**What is needed**
Give the material once more, word for word, without any images.

+ + + + +

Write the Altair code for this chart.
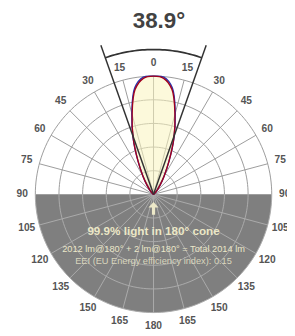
import altair as alt
import pandas as pd
import numpy as np

# ---------------- data ----------------
angles = [0, 5, 10, 15, 20, 25, 30, 35, 40, 45, 50, 55, 60, 70, 80, 90]
c0_c180 = [1.00, 0.985, 0.90, 0.70, 0.50, 0.31, 0.18, 0.10, 0.05, 0.025, 0.012, 0.006, 0.003, 0.001, 0.0, 0.0]
c90_c270 = [1.00, 0.995, 0.915, 0.71, 0.505, 0.31, 0.18, 0.10, 0.05, 0.025, 0.012, 0.006, 0.003, 0.001, 0.0, 0.0]
ring_levels = [0.2, 0.4, 0.6, 0.8, 1.0]
spoke_angles = [0, 15, 30, 45, 60, 75, 105, 120, 135, 150, 165, 180]
label_angles = [0, 15, 30, 45, 60, 75, 90, 105, 120, 135, 150, 165, 180]
beam_angle = 38.9
title_text = "38.9°"
cone_text = "99.9% light in 180° cone"
lumen_text = "2012 lm@180° + 2 lm@180° = Total 2014 lm"
eei_text = "EEI (EU Energy efficiency index): 0.15"

# ---------------- layout constants ----------------
R = 121.6            # px for relative intensity 1.0
CX, CY = 157.7, 195  # page position of the pole
W, H = 287, 328
XMIN, XMAX = 8 - CX, 8 + W - CX
YMIN, YMAX = CY - (8 + H), CY - 8
FONT = "Liberation Sans"

def X(f):
    return alt.X(f"{f}:Q", scale=alt.Scale(domain=[XMIN, XMAX], nice=False, zero=False), axis=None)

def Y(f):
    return alt.Y(f"{f}:Q", scale=alt.Scale(domain=[YMIN, YMAX], nice=False, zero=False), axis=None)

def px(theta_deg, r):
    t = np.radians(theta_deg)
    return r * R * np.sin(t), r * R * np.cos(t)

# lower (backward) half disc
th = np.arange(90, 271, 2)
hx, hy = px(th, 1.0)
half_df = pd.DataFrame({"x": hx, "y": hy, "y0": 0.0})
half = alt.Chart(half_df).mark_area(color="#7f7f7f", orient="vertical").encode(
    x=X("x"), y=Y("y"), y2="y0")

# grid rings
rows = []
for lv in ring_levels:
    for part, rng in (("up", np.arange(-90, 91, 2)), ("down", np.arange(90, 271, 2))):
        gx, gy = px(rng, lv)
        for a, b, t in zip(gx, gy, rng):
            rows.append({"x": a, "y": b, "t": t, "ring": f"{part}{lv}", "part": part})
ring_df = pd.DataFrame(rows)
rings_up = alt.Chart(ring_df[ring_df.part == "up"]).mark_line(
    color="#9a9a9a", strokeWidth=1).encode(x=X("x"), y=Y("y"), detail="ring:N", order="t:Q")
rings_dn = alt.Chart(ring_df[ring_df.part == "down"]).mark_line(
    color="#ababab", strokeWidth=1).encode(x=X("x"), y=Y("y"), detail="ring:N", order="t:Q")

# spokes
srows = []
for a in spoke_angles:
    for sgn in ([1] if a in (0, 180) else [1, -1]):
        ex, ey = px(sgn * a, 1.0)
        srows.append({"x": 0.0, "y": 0.0, "x2": ex, "y2": ey, "up": a < 90})
sp_df = pd.DataFrame(srows)
spokes_up = alt.Chart(sp_df[sp_df.up]).mark_rule(color="#9a9a9a", strokeWidth=1).encode(
    x=X("x"), y=Y("y"), x2="x2", y2="y2")
spokes_dn = alt.Chart(sp_df[~sp_df.up]).mark_rule(color="#ababab", strokeWidth=1).encode(
    x=X("x"), y=Y("y"), x2="x2", y2="y2")

# lobe fill (C0-C180)
lr = np.array(c0_c180)
la = np.array(angles)
fx, fy = px(la, lr)
fill_df = pd.DataFrame({"y": fy, "xl": -fx, "xr": fx}).drop_duplicates("y")
lobe_fill = alt.Chart(fill_df).mark_area(
    color="#f9f4bd", opacity=0.55, orient="horizontal", interpolate="monotone").encode(
    y=Y("y"), x=X("xl"), x2="xr")

# curves
def curve_df(vals):
    a = np.concatenate([-la[::-1], la[1:]])
    r = np.concatenate([np.array(vals)[::-1], np.array(vals)[1:]])
    cx, cy = px(a, r)
    return pd.DataFrame({"x": cx, "y": cy, "a": a})

blue = alt.Chart(curve_df(c90_c270)).mark_line(
    color="#2a35b0", strokeWidth=1.4, interpolate="catmull-rom").encode(
    x=X("x"), y=Y("y"), order="a:Q")
red = alt.Chart(curve_df(c0_c180)).mark_line(
    color="#a0001e", strokeWidth=1.4, interpolate="catmull-rom").encode(
    x=X("x"), y=Y("y"), order="a:Q")

# beam angle lines and arc
half_beam = beam_angle / 2
brows = []
for sgn in (1, -1):
    ex, ey = px(sgn * half_beam, 162.7 / R)
    brows.append({"x": 0.0, "y": 0.0, "x2": ex, "y2": ey})
beam_lines = alt.Chart(pd.DataFrame(brows)).mark_rule(color="#333333", strokeWidth=1.5).encode(
    x=X("x"), y=Y("y"), x2="x2", y2="y2")
arc_t = np.linspace(-half_beam, half_beam, 40)
ax_, ay_ = px(arc_t, 149.0 / R)
beam_arc = alt.Chart(pd.DataFrame({"x": ax_, "y": ay_, "t": arc_t})).mark_line(
    color="#333333", strokeWidth=1.8).encode(x=X("x"), y=Y("y"), order="t:Q")

# angle labels
lrows = []
for a in label_angles:
    for sgn in ([1] if a in (0, 180) else [1, -1]):
        tx, ty = px(sgn * a, 135.0 / R)
        lrows.append({"x": tx, "y": ty, "label": str(a)})
labels = alt.Chart(pd.DataFrame(lrows)).mark_text(
    font=FONT, fontSize=10.5, fontWeight="bold", color="#555555", baseline="middle", align="center").encode(
    x=X("x"), y=Y("y"), text="label:N")

# texts
title = alt.Chart(pd.DataFrame({"x": [163.3 - CX], "y": [CY - 24], "t": [title_text]})).mark_text(
    font=FONT, fontSize=23, fontWeight="bold", color="#424242", baseline="alphabetic", align="center").encode(
    x=X("x"), y=Y("y"), text="t:N")
cone = alt.Chart(pd.DataFrame({"x": [0.0], "y": [CY - 232.5], "t": [cone_text]})).mark_text(
    font=FONT, fontSize=12, fontWeight="bold", color="#ebe7c6", baseline="middle", align="center").encode(
    x=X("x"), y=Y("y"), text="t:N")
lumen = alt.Chart(pd.DataFrame({"x": [0.0], "y": [CY - 251.5], "t": [lumen_text]})).mark_text(
    font=FONT, fontSize=9.5, color="#ebe7c9", baseline="middle", align="center").encode(
    x=X("x"), y=Y("y"), text="t:N")
eei = alt.Chart(pd.DataFrame({"x": [0.0], "y": [CY - 263.5], "t": [eei_text]})).mark_text(
    font=FONT, fontSize=9.5, color="#d9d6bd", baseline="middle", align="center").encode(
    x=X("x"), y=Y("y"), text="t:N")

arrow_shape = "M0,-1L0.8,-0.15L0.25,-0.15L0.25,1L-0.25,1L-0.25,-0.15L-0.8,-0.15Z"
arrow = alt.Chart(pd.DataFrame({"x": [0.0], "y": [CY - 209.5]})).mark_point(
    shape=arrow_shape, size=170, filled=True, color="#ece8c8", opacity=1, strokeWidth=0).encode(
    x=X("x"), y=Y("y"))

chart = alt.layer(
    half, rings_up, rings_dn, spokes_up, spokes_dn, lobe_fill, blue, red,
    beam_lines, beam_arc, labels, title, cone, lumen, eei, arrow
).properties(
    width=W, height=H, padding=0, autosize=alt.AutoSizeParams(type="none")
).configure_view(stroke=None)

chart.save("out.html", embed_options={"renderer": "svg", "actions": False})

+ + + + +

**Result of this exercise**
Write the Altair code for this chart.
import altair as alt
import pandas as pd
import numpy as np

# ---------------- data ----------------
angles = [0, 5, 10, 15, 20, 25, 30, 35, 40, 45, 50, 55, 60, 70, 80, 90]
c0_c180 = [1.00, 0.985, 0.90, 0.70, 0.50, 0.31, 0.18, 0.10, 0.05, 0.025, 0.012, 0.006, 0.003, 0.001, 0.0, 0.0]
c90_c270 = [1.00, 0.995, 0.915, 0.71, 0.505, 0.31, 0.18, 0.10, 0.05, 0.025, 0.012, 0.006, 0.003, 0.001, 0.0, 0.0]
ring_levels = [0.2, 0.4, 0.6, 0.8, 1.0]
spoke_angles = [0, 15, 30, 45, 60, 75, 105, 120, 135, 150, 165, 180]
label_angles = [0, 15, 30, 45, 60, 75, 90, 105, 120, 135, 150, 165, 180]
beam_angle = 38.9
title_text = "38.9°"
cone_text = "99.9% light in 180° cone"
lumen_text = "2012 lm@180° + 2 lm@180° = Total 2014 lm"
eei_text = "EEI (EU Energy efficiency index): 0.15"

# ---------------- layout constants ----------------
R = 121.6            # px for relative intensity 1.0
CX, CY = 157.7, 195  # page position of the pole
W, H = 287, 328
XMIN, XMAX = 8 - CX, 8 + W - CX
YMIN, YMAX = CY - (8 + H), CY - 8
FONT = "Liberation Sans"

def X(f):
    return alt.X(f"{f}:Q", scale=alt.Scale(domain=[XMIN, XMAX], nice=False, zero=False), axis=None)

def Y(f):
    return alt.Y(f"{f}:Q", scale=alt.Scale(domain=[YMIN, YMAX], nice=False, zero=False), axis=None)

def px(theta_deg, r):
    t = np.radians(theta_deg)
    return r * R * np.sin(t), r * R * np.cos(t)

# lower (backward) half disc
th = np.arange(90, 271, 2)
hx, hy = px(th, 1.0)
half_df = pd.DataFrame({"x": hx, "y": hy, "y0": 0.0})
half = alt.Chart(half_df).mark_area(color="#7f7f7f", orient="vertical").encode(
    x=X("x"), y=Y("y"), y2="y0")

# grid rings
rows = []
for lv in ring_levels:
    for part, rng in (("up", np.arange(-90, 91, 2)), ("down", np.arange(90, 271, 2))):
        gx, gy = px(rng, lv)
        for a, b, t in zip(gx, gy, rng):
            rows.append({"x": a, "y": b, "t": t, "ring": f"{part}{lv}", "part": part})
ring_df = pd.DataFrame(rows)
rings_up = alt.Chart(ring_df[ring_df.part == "up"]).mark_line(
    color="#9a9a9a", strokeWidth=1).encode(x=X("x"), y=Y("y"), detail="ring:N", order="t:Q")
rings_dn = alt.Chart(ring_df[ring_df.part == "down"]).mark_line(
    color="#ababab", strokeWidth=1).encode(x=X("x"), y=Y("y"), detail="ring:N", order="t:Q")

# spokes
srows = []
for a in spoke_angles:
    for sgn in ([1] if a in (0, 180) else [1, -1]):
        ex, ey = px(sgn * a, 1.0)
        srows.append({"x": 0.0, "y": 0.0, "x2": ex, "y2": ey, "up": a < 90})
sp_df = pd.DataFrame(srows)
spokes_up = alt.Chart(sp_df[sp_df.up]).mark_rule(color="#9a9a9a", strokeWidth=1).encode(
    x=X("x"), y=Y("y"), x2="x2", y2="y2")
spokes_dn = alt.Chart(sp_df[~sp_df.up]).mark_rule(color="#ababab", strokeWidth=1).encode(
    x=X("x"), y=Y("y"), x2="x2", y2="y2")

# lobe fill (C0-C180)
lr = np.array(c0_c180)
la = np.array(angles)
fx, fy = px(la, lr)
fill_df = pd.DataFrame({"y": fy, "xl": -fx, "xr": fx}).drop_duplicates("y")
lobe_fill = alt.Chart(fill_df).mark_area(
    color="#f9f4bd", opacity=0.55, orient="horizontal", interpolate="monotone").encode(
    y=Y("y"), x=X("xl"), x2="xr")

# curves
def curve_df(vals):
    a = np.concatenate([-la[::-1], la[1:]])
    r = np.concatenate([np.array(vals)[::-1], np.array(vals)[1:]])
    cx, cy = px(a, r)
    return pd.DataFrame({"x": cx, "y": cy, "a": a})

blue = alt.Chart(curve_df(c90_c270)).mark_line(
    color="#2a35b0", strokeWidth=1.4, interpolate="catmull-rom").encode(
    x=X("x"), y=Y("y"), order="a:Q")
red = alt.Chart(curve_df(c0_c180)).mark_line(
    color="#a0001e", strokeWidth=1.4, interpolate="catmull-rom").encode(
    x=X("x"), y=Y("y"), order="a:Q")

# beam angle lines and arc
half_beam = beam_angle / 2
brows = []
for sgn in (1, -1):
    ex, ey = px(sgn * half_beam, 162.7 / R)
    brows.append({"x": 0.0, "y": 0.0, "x2": ex, "y2": ey})
beam_lines = alt.Chart(pd.DataFrame(brows)).mark_rule(color="#333333", strokeWidth=1.5).encode(
    x=X("x"), y=Y("y"), x2="x2", y2="y2")
arc_t = np.linspace(-half_beam, half_beam, 40)
ax_, ay_ = px(arc_t, 149.0 / R)
beam_arc = alt.Chart(pd.DataFrame({"x": ax_, "y": ay_, "t": arc_t})).mark_line(
    color="#333333", strokeWidth=1.8).encode(x=X("x"), y=Y("y"), order="t:Q")

# angle labels
lrows = []
for a in label_angles:
    for sgn in ([1] if a in (0, 180) else [1, -1]):
        tx, ty = px(sgn * a, 135.0 / R)
        lrows.append({"x": tx, "y": ty, "label": str(a)})
labels = alt.Chart(pd.DataFrame(lrows)).mark_text(
    font=FONT, fontSize=10.5, fontWeight="bold", color="#555555", baseline="middle", align="center").encode(
    x=X("x"), y=Y("y"), text="label:N")

# texts
title = alt.Chart(pd.DataFrame({"x": [163.3 - CX], "y": [CY - 24], "t": [title_text]})).mark_text(
    font=FONT, fontSize=23, fontWeight="bold", color="#424242", baseline="alphabetic", align="center").encode(
    x=X("x"), y=Y("y"), text="t:N")
cone = alt.Chart(pd.DataFrame({"x": [0.0], "y": [CY - 232.5], "t": [cone_text]})).mark_text(
    font=FONT, fontSize=12, fontWeight="bold", color="#ebe7c6", baseline="middle", align="center").encode(
    x=X("x"), y=Y("y"), text="t:N")
lumen = alt.Chart(pd.DataFrame({"x": [0.0], "y": [CY - 251.5], "t": [lumen_text]})).mark_text(
    font=FONT, fontSize=9.5, color="#ebe7c9", baseline="middle", align="center").encode(
    x=X("x"), y=Y("y"), text="t:N")
eei = alt.Chart(pd.DataFrame({"x": [0.0], "y": [CY - 263.5], "t": [eei_text]})).mark_text(
    font=FONT, fontSize=9.5, color="#d9d6bd", baseline="middle", align="center").encode(
    x=X("x"), y=Y("y"), text="t:N")

arrow_shape = "M0,-1L0.8,-0.15L0.25,-0.15L0.25,1L-0.25,1L-0.25,-0.15L-0.8,-0.15Z"
arrow = alt.Chart(pd.DataFrame({"x": [0.0], "y": [CY - 209.5]})).mark_point(
    shape=arrow_shape, size=170, filled=True, color="#ece8c8", opacity=1, strokeWidth=0).encode(
    x=X("x"), y=Y("y"))

chart = alt.layer(
    half, rings_up, rings_dn, spokes_up, spokes_dn, lobe_fill, blue, red,
    beam_lines, beam_arc, labels, title, cone, lumen, eei, arrow
).properties(
    width=W, height=H, padding=0, autosize=alt.AutoSizeParams(type="none")
).configure_view(stroke=None)

chart.save("out.html", embed_options={"renderer": "svg", "actions": False})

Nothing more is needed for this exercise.